Secretary of Defense Lloyd Austin testifies before a Senate Appropriations Committee hearing, June 17, 2021, on Capitol Hill in Washington.

U.S. Defense Secretary Lloyd Austin said Tuesday he would work with Congress to shift prosecution of sexual assaults away from military commanders.

In a statement expressing support for recommendations made by an independent review commission, Austin said he also backs changing the prosecution process for related crimes such as domestic violence.

“I support this as well, given the strong correlation between these sorts of crimes and the prevalence of sexual assault,” Austin said.

The Pentagon leader is due to appear Wednesday before the House Armed Services Committee for a hearing on the department’s budget.
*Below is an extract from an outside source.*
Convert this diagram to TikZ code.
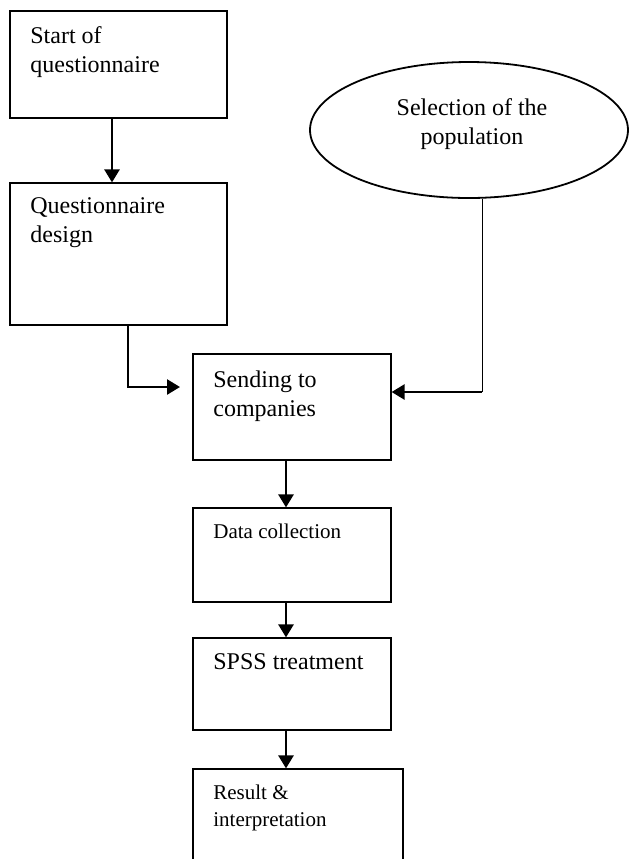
\documentclass[tikz,border=0pt]{standalone}
\usepackage{fontspec}
\setmainfont{Liberation Serif}
\usetikzlibrary{arrows.meta,fit,shapes.geometric}
\tikzset{
  boxnode/.style={draw, line width=0.6pt, inner sep=0pt, rectangle},
  popnode/.style={draw, line width=0.9pt, ellipse, inner sep=0pt},
  arr/.style={line width=1.3pt, -{Triangle[length=6.5pt,width=7.5pt]}},
  thinline/.style={line width=0.5pt},
  bigtext/.style={font=\fontsize{12}{14.5}\selectfont, inner sep=0pt, align=left, anchor=north west},
  smalltext/.style={font=\fontsize{10.5}{13.5}\selectfont, inner sep=0pt, align=left, anchor=north west},
}
\begin{document}
\begin{tikzpicture}[x=0.5pt,y=-0.5pt]
\clip (0,0) rectangle (630,859);
\fill[white] (0,0) rectangle (630,859);
% boxes
\node[boxnode, fit={(10,11) (227,118)}] (b1) {};
\node[boxnode, fit={(10,183) (227,325)}] (b2) {};
\node[boxnode, fit={(193,354) (391,460)}] (b3) {};
\node[boxnode, fit={(193,508) (391,602)}] (b4) {};
\node[boxnode, fit={(193,638) (391,730)}] (b5) {};
\node[boxnode, fit={(193,769) (403,885)}] (b6) {};
\node[popnode, minimum width=159pt, minimum height=68pt] (pop) at (469,130) {};
% texts
\node[bigtext] (t1) at (30,26.6) {Start of\\questionnaire};
\node[bigtext] (t2) at (30,197.6) {Questionnaire\\design};
\node[bigtext] (t3) at (213,370.6) {Sending to\\companies};
\node[smalltext] (t4) at (213,523.7) {Data collection};
\node[bigtext] (t5) at (213,652.8) {SPSS treatment};
\node[smalltext] (t6) at (213,784.7) {Result \&\\interpretation};
\node[font=\fontsize{12}{14.5}\selectfont, inner sep=0pt, align=center, anchor=north] (tp) at (472,98.6) {Selection of the\\population};
% helper coordinates
\coordinate (c12) at (112,0);
\coordinate (s2) at (76,325);
\coordinate (k2a) at (128,325);
\coordinate (k2b) at (128,387);
\coordinate (e2end) at (180,387);
\coordinate (ex) at (482,0);
\coordinate (ey) at (482,392);
\coordinate (cm) at (286,0);
% connectors
\draw[arr] (b1.south -| c12) -- (b2.north -| c12);
\draw[arr] (s2) -- (k2a) -- (k2b) -- (e2end);
\draw[thinline] (pop.south -| ex) -- (ey);
\draw[arr] (ey) -- (b3.east |- ey);
\draw[arr] (b3.south -| cm) -- (b4.north -| cm);
\draw[arr] (b4.south -| cm) -- (b5.north -| cm);
\draw[arr] (b5.south -| cm) -- (b6.north -| cm);
\end{tikzpicture}
\end{document}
Sexual assault in the U.S. military has long been a target for reform, including by Senator Kirsten Gillibrand who has put forth legislation that would put independent prosecutors in charge of handling sexual assault cases as well as other major crimes.

A 2018 Pentagon survey estimated that more than 20,000 U.S. service members experienced sexual assault that year.

Austin said Tuesday the issue calls for greater accountability and for the Pentagon to change the way it approaches prevention and services for victims.

“I appreciate the support that the Department’s civilian and military leaders have provided to the commission, and the thoughtfulness with which they have advised me as we develop effective ways to implement the changes we need to eliminate sexual assault and sexual harassment from our ranks,” Austin said. “As I made clear on my first full day in office, this is a leadership issue. And we will lead. Our people depend upon it. They deserve nothing less.”